From its establishing shot, Haddonfield is draped in the mise-en-scene by a palette of orange and washed whites/greens. Iterations of this orange within the cinematic world are Annie’s sweater and car, brake lights, incandescent bulbs, the wood furniture/peach walls, auburn hair, autumn leaves, the setting sun, jack-o-lanterns, and Laurie’s couch, each mixing alongside the whites and greens that bathe sections of the screen in swept pavements, exteriors of buildings, mowed lawns, looming trees/hedges, the sunlight, and the effervescent flowing garments/curtains Meyers lurks behind and across. In flashes during the opening sequence, and then resuming after the cut at 00:34:45, the oranges/whites/greens begin to become contrasted in the second half of the film with imposing shades/swathes of blues and blacks. The blues grow richer and darker through the moonlight, through objects such as Laurie’s sweater, Bob’s (John Graham) van, blue jeans, the increasing presence of Meyers’ jumpsuit, the electric glaze over the TV/lens flares, and by transposing whites. The coloration is capped off by absent canvas spaces of black namely the encroaching darkness, waiting shadows, frequent silhouettes, portal-like windows, Meyers’ dark hair/eye sockets of the mask, and Loomis’ gun that envelop every frame of the final act. Like the biting wind blowing around Loomis as he approaches Laurie’s house in the shot at 01:20:58-01:21:47, Meyers/the night/the sharp cloud inevitably is shown overtaking Haddonfield.
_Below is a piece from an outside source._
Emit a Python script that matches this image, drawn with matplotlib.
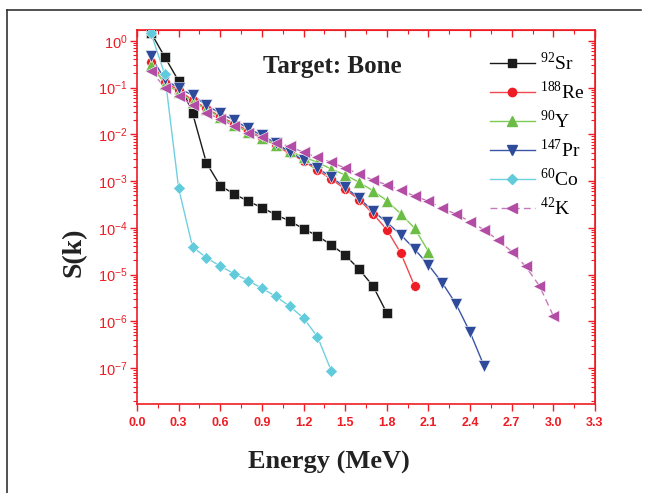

The atmosphere’s exemplar completely flows through every open archway and character and then escapes like a ghost at the end of the film, blurring the atmosphere that “tells us where a film leaves off and its reception begins” (Spadoni 60).
Halloween. Directed by John Carpenter, performances by Jamie Lee Curtis, Nick Castle, Donald Pleasence, and Tony Moran, Compass International Pictures, 1978.